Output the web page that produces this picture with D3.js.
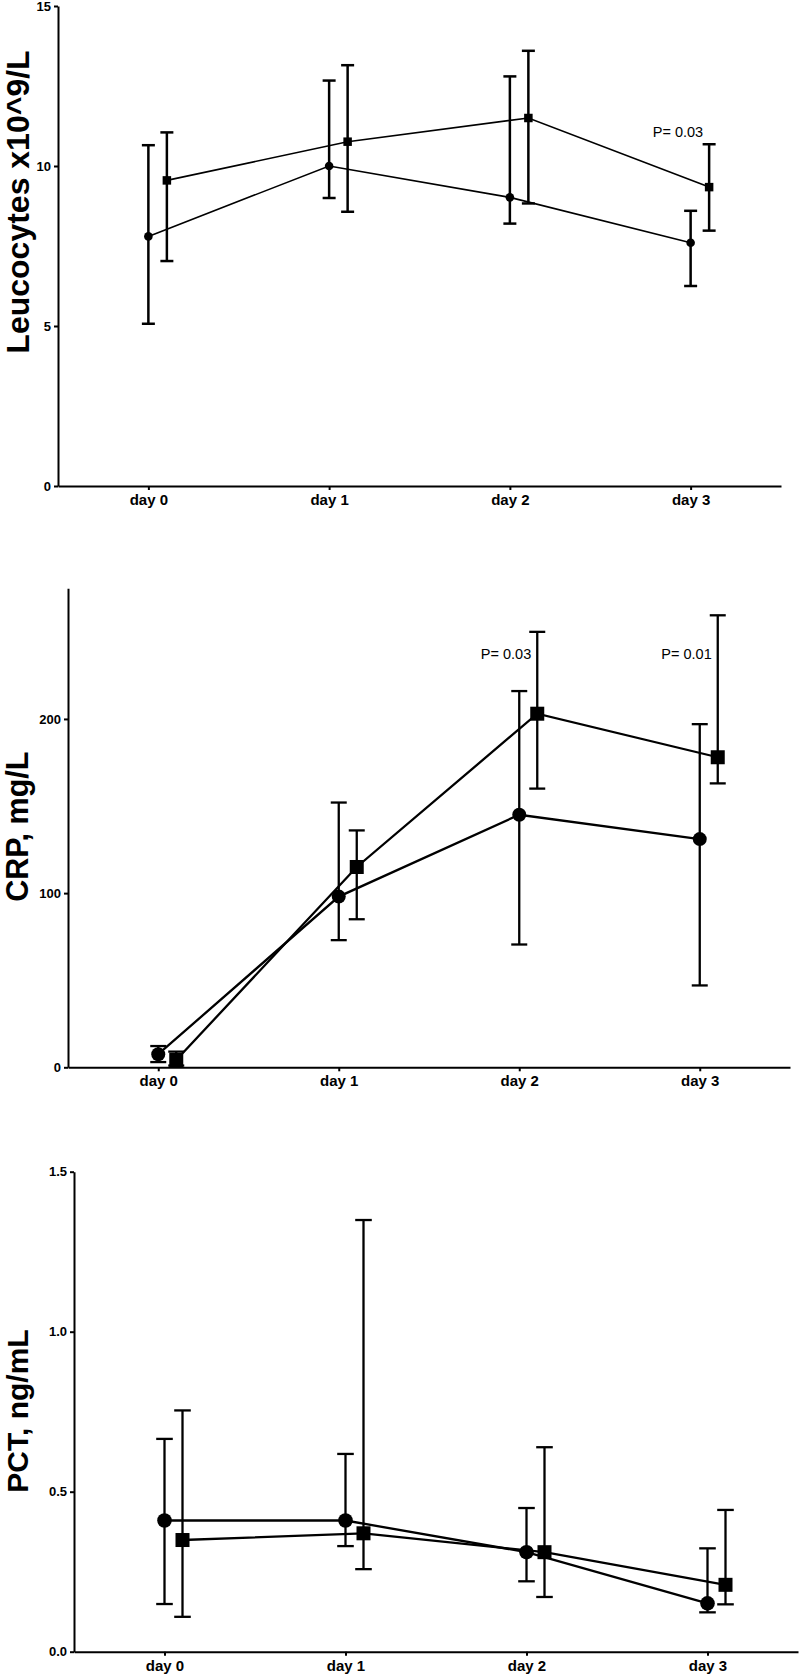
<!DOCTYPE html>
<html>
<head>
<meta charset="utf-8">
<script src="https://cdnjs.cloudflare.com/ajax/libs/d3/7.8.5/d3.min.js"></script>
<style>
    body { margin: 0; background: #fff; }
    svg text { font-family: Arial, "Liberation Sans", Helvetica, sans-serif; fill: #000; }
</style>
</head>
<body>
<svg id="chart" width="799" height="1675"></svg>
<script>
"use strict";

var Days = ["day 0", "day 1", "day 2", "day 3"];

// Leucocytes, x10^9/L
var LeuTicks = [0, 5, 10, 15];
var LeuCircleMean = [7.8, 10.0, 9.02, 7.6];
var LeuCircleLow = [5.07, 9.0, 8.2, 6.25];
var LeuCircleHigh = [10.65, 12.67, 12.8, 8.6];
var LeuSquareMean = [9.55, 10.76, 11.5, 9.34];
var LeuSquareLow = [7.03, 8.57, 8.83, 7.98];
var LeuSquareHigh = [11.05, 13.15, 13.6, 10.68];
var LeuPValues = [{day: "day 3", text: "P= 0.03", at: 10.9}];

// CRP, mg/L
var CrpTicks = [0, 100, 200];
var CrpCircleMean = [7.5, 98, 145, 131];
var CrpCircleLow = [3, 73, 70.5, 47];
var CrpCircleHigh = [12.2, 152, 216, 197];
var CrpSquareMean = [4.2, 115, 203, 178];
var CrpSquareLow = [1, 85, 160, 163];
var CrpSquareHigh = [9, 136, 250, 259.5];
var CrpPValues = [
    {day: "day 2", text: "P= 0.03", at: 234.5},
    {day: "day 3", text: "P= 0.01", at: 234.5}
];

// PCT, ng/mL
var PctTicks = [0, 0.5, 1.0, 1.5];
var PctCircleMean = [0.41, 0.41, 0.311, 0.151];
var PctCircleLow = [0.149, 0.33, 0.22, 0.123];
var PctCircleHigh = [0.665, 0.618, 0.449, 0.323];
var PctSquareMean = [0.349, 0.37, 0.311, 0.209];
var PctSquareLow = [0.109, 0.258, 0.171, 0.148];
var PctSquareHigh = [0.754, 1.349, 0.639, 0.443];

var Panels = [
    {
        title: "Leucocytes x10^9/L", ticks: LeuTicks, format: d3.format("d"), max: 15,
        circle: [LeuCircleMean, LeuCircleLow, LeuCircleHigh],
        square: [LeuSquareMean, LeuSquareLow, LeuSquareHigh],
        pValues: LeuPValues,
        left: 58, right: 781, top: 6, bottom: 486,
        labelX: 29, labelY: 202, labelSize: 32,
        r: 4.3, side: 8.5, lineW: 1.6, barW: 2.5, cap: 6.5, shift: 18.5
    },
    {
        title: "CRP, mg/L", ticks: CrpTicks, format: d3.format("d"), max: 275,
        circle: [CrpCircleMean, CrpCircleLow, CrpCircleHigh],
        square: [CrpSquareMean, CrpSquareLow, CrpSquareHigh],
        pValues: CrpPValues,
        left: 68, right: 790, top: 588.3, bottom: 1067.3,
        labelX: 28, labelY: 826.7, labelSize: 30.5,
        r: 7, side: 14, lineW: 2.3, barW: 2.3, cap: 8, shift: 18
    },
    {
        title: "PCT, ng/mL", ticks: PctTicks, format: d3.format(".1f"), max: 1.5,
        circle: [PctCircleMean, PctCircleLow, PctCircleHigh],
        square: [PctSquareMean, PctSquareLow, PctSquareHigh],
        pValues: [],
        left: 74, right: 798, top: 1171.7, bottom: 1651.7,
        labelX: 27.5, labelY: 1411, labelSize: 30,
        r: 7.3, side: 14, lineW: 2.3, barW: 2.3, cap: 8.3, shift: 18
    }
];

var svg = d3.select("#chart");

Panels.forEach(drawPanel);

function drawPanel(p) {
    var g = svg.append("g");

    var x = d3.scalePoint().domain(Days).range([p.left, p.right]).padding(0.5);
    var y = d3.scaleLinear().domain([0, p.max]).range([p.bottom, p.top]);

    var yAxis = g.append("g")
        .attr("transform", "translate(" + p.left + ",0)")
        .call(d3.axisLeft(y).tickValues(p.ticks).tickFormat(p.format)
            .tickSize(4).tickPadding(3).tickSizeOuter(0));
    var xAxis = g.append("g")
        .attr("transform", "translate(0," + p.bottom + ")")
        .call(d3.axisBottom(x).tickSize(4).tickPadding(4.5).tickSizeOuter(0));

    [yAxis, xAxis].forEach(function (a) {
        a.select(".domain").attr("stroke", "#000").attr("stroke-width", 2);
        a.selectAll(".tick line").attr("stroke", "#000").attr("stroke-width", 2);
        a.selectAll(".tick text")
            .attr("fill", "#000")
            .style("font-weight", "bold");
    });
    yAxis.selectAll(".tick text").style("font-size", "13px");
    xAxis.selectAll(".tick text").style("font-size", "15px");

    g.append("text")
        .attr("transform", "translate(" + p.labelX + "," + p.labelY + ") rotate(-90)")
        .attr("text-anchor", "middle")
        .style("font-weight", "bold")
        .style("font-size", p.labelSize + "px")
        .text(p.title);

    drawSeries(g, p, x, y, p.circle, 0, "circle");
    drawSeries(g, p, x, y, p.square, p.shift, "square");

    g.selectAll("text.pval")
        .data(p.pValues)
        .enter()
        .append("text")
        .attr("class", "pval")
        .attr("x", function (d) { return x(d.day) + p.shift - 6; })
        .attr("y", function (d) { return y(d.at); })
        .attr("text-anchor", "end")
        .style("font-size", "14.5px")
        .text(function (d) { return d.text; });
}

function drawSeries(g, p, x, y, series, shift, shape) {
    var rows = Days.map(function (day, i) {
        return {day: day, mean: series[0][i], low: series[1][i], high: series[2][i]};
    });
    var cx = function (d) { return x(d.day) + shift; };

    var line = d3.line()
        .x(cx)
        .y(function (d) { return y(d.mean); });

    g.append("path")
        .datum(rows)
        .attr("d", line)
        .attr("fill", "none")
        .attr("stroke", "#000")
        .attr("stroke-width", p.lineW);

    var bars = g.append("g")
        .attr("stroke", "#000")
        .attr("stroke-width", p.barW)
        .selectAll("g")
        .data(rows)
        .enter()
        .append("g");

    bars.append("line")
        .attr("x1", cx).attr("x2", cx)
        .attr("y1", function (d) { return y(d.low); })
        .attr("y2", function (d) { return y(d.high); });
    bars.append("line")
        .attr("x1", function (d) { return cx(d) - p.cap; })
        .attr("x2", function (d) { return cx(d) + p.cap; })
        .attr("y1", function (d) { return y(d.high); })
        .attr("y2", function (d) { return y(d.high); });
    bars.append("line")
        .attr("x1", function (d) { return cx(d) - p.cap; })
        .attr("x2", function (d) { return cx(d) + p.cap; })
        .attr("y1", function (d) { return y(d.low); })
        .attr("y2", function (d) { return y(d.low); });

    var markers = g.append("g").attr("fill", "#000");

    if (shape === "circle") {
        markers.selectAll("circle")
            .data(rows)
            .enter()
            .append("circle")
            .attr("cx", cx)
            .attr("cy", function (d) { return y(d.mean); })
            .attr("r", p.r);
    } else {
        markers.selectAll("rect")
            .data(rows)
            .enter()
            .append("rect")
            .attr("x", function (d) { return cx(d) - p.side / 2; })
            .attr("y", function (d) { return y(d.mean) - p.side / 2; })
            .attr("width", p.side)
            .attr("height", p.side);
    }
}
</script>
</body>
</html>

Work required. Make an exact copy of the whole listing, but don't bring over any pictures.

Task output.
Output the web page that produces this picture with D3.js.
<!DOCTYPE html>
<html>
<head>
<meta charset="utf-8">
<script src="https://cdnjs.cloudflare.com/ajax/libs/d3/7.8.5/d3.min.js"></script>
<style>
    body { margin: 0; background: #fff; }
    svg text { font-family: Arial, "Liberation Sans", Helvetica, sans-serif; fill: #000; }
</style>
</head>
<body>
<svg id="chart" width="799" height="1675"></svg>
<script>
"use strict";

var Days = ["day 0", "day 1", "day 2", "day 3"];

// Leucocytes, x10^9/L
var LeuTicks = [0, 5, 10, 15];
var LeuCircleMean = [7.8, 10.0, 9.02, 7.6];
var LeuCircleLow = [5.07, 9.0, 8.2, 6.25];
var LeuCircleHigh = [10.65, 12.67, 12.8, 8.6];
var LeuSquareMean = [9.55, 10.76, 11.5, 9.34];
var LeuSquareLow = [7.03, 8.57, 8.83, 7.98];
var LeuSquareHigh = [11.05, 13.15, 13.6, 10.68];
var LeuPValues = [{day: "day 3", text: "P= 0.03", at: 10.9}];

// CRP, mg/L
var CrpTicks = [0, 100, 200];
var CrpCircleMean = [7.5, 98, 145, 131];
var CrpCircleLow = [3, 73, 70.5, 47];
var CrpCircleHigh = [12.2, 152, 216, 197];
var CrpSquareMean = [4.2, 115, 203, 178];
var CrpSquareLow = [1, 85, 160, 163];
var CrpSquareHigh = [9, 136, 250, 259.5];
var CrpPValues = [
    {day: "day 2", text: "P= 0.03", at: 234.5},
    {day: "day 3", text: "P= 0.01", at: 234.5}
];

// PCT, ng/mL
var PctTicks = [0, 0.5, 1.0, 1.5];
var PctCircleMean = [0.41, 0.41, 0.311, 0.151];
var PctCircleLow = [0.149, 0.33, 0.22, 0.123];
var PctCircleHigh = [0.665, 0.618, 0.449, 0.323];
var PctSquareMean = [0.349, 0.37, 0.311, 0.209];
var PctSquareLow = [0.109, 0.258, 0.171, 0.148];
var PctSquareHigh = [0.754, 1.349, 0.639, 0.443];

var Panels = [
    {
        title: "Leucocytes x10^9/L", ticks: LeuTicks, format: d3.format("d"), max: 15,
        circle: [LeuCircleMean, LeuCircleLow, LeuCircleHigh],
        square: [LeuSquareMean, LeuSquareLow, LeuSquareHigh],
        pValues: LeuPValues,
        left: 58, right: 781, top: 6, bottom: 486,
        labelX: 29, labelY: 202, labelSize: 32,
        r: 4.3, side: 8.5, lineW: 1.6, barW: 2.5, cap: 6.5, shift: 18.5
    },
    {
        title: "CRP, mg/L", ticks: CrpTicks, format: d3.format("d"), max: 275,
        circle: [CrpCircleMean, CrpCircleLow, CrpCircleHigh],
        square: [CrpSquareMean, CrpSquareLow, CrpSquareHigh],
        pValues: CrpPValues,
        left: 68, right: 790, top: 588.3, bottom: 1067.3,
        labelX: 28, labelY: 826.7, labelSize: 30.5,
        r: 7, side: 14, lineW: 2.3, barW: 2.3, cap: 8, shift: 18
    },
    {
        title: "PCT, ng/mL", ticks: PctTicks, format: d3.format(".1f"), max: 1.5,
        circle: [PctCircleMean, PctCircleLow, PctCircleHigh],
        square: [PctSquareMean, PctSquareLow, PctSquareHigh],
        pValues: [],
        left: 74, right: 798, top: 1171.7, bottom: 1651.7,
        labelX: 27.5, labelY: 1411, labelSize: 30,
        r: 7.3, side: 14, lineW: 2.3, barW: 2.3, cap: 8.3, shift: 18
    }
];

var svg = d3.select("#chart");

Panels.forEach(drawPanel);

function drawPanel(p) {
    var g = svg.append("g");

    var x = d3.scalePoint().domain(Days).range([p.left, p.right]).padding(0.5);
    var y = d3.scaleLinear().domain([0, p.max]).range([p.bottom, p.top]);

    var yAxis = g.append("g")
        .attr("transform", "translate(" + p.left + ",0)")
        .call(d3.axisLeft(y).tickValues(p.ticks).tickFormat(p.format)
            .tickSize(4).tickPadding(3).tickSizeOuter(0));
    var xAxis = g.append("g")
        .attr("transform", "translate(0," + p.bottom + ")")
        .call(d3.axisBottom(x).tickSize(4).tickPadding(4.5).tickSizeOuter(0));

    [yAxis, xAxis].forEach(function (a) {
        a.select(".domain").attr("stroke", "#000").attr("stroke-width", 2);
        a.selectAll(".tick line").attr("stroke", "#000").attr("stroke-width", 2);
        a.selectAll(".tick text")
            .attr("fill", "#000")
            .style("font-weight", "bold");
    });
    yAxis.selectAll(".tick text").style("font-size", "13px");
    xAxis.selectAll(".tick text").style("font-size", "15px");

    g.append("text")
        .attr("transform", "translate(" + p.labelX + "," + p.labelY + ") rotate(-90)")
        .attr("text-anchor", "middle")
        .style("font-weight", "bold")
        .style("font-size", p.labelSize + "px")
        .text(p.title);

    drawSeries(g, p, x, y, p.circle, 0, "circle");
    drawSeries(g, p, x, y, p.square, p.shift, "square");

    g.selectAll("text.pval")
        .data(p.pValues)
        .enter()
        .append("text")
        .attr("class", "pval")
        .attr("x", function (d) { return x(d.day) + p.shift - 6; })
        .attr("y", function (d) { return y(d.at); })
        .attr("text-anchor", "end")
        .style("font-size", "14.5px")
        .text(function (d) { return d.text; });
}

function drawSeries(g, p, x, y, series, shift, shape) {
    var rows = Days.map(function (day, i) {
        return {day: day, mean: series[0][i], low: series[1][i], high: series[2][i]};
    });
    var cx = function (d) { return x(d.day) + shift; };

    var line = d3.line()
        .x(cx)
        .y(function (d) { return y(d.mean); });

    g.append("path")
        .datum(rows)
        .attr("d", line)
        .attr("fill", "none")
        .attr("stroke", "#000")
        .attr("stroke-width", p.lineW);

    var bars = g.append("g")
        .attr("stroke", "#000")
        .attr("stroke-width", p.barW)
        .selectAll("g")
        .data(rows)
        .enter()
        .append("g");

    bars.append("line")
        .attr("x1", cx).attr("x2", cx)
        .attr("y1", function (d) { return y(d.low); })
        .attr("y2", function (d) { return y(d.high); });
    bars.append("line")
        .attr("x1", function (d) { return cx(d) - p.cap; })
        .attr("x2", function (d) { return cx(d) + p.cap; })
        .attr("y1", function (d) { return y(d.high); })
        .attr("y2", function (d) { return y(d.high); });
    bars.append("line")
        .attr("x1", function (d) { return cx(d) - p.cap; })
        .attr("x2", function (d) { return cx(d) + p.cap; })
        .attr("y1", function (d) { return y(d.low); })
        .attr("y2", function (d) { return y(d.low); });

    var markers = g.append("g").attr("fill", "#000");

    if (shape === "circle") {
        markers.selectAll("circle")
            .data(rows)
            .enter()
            .append("circle")
            .attr("cx", cx)
            .attr("cy", function (d) { return y(d.mean); })
            .attr("r", p.r);
    } else {
        markers.selectAll("rect")
            .data(rows)
            .enter()
            .append("rect")
            .attr("x", function (d) { return cx(d) - p.side / 2; })
            .attr("y", function (d) { return y(d.mean) - p.side / 2; })
            .attr("width", p.side)
            .attr("height", p.side);
    }
}
</script>
</body>
</html>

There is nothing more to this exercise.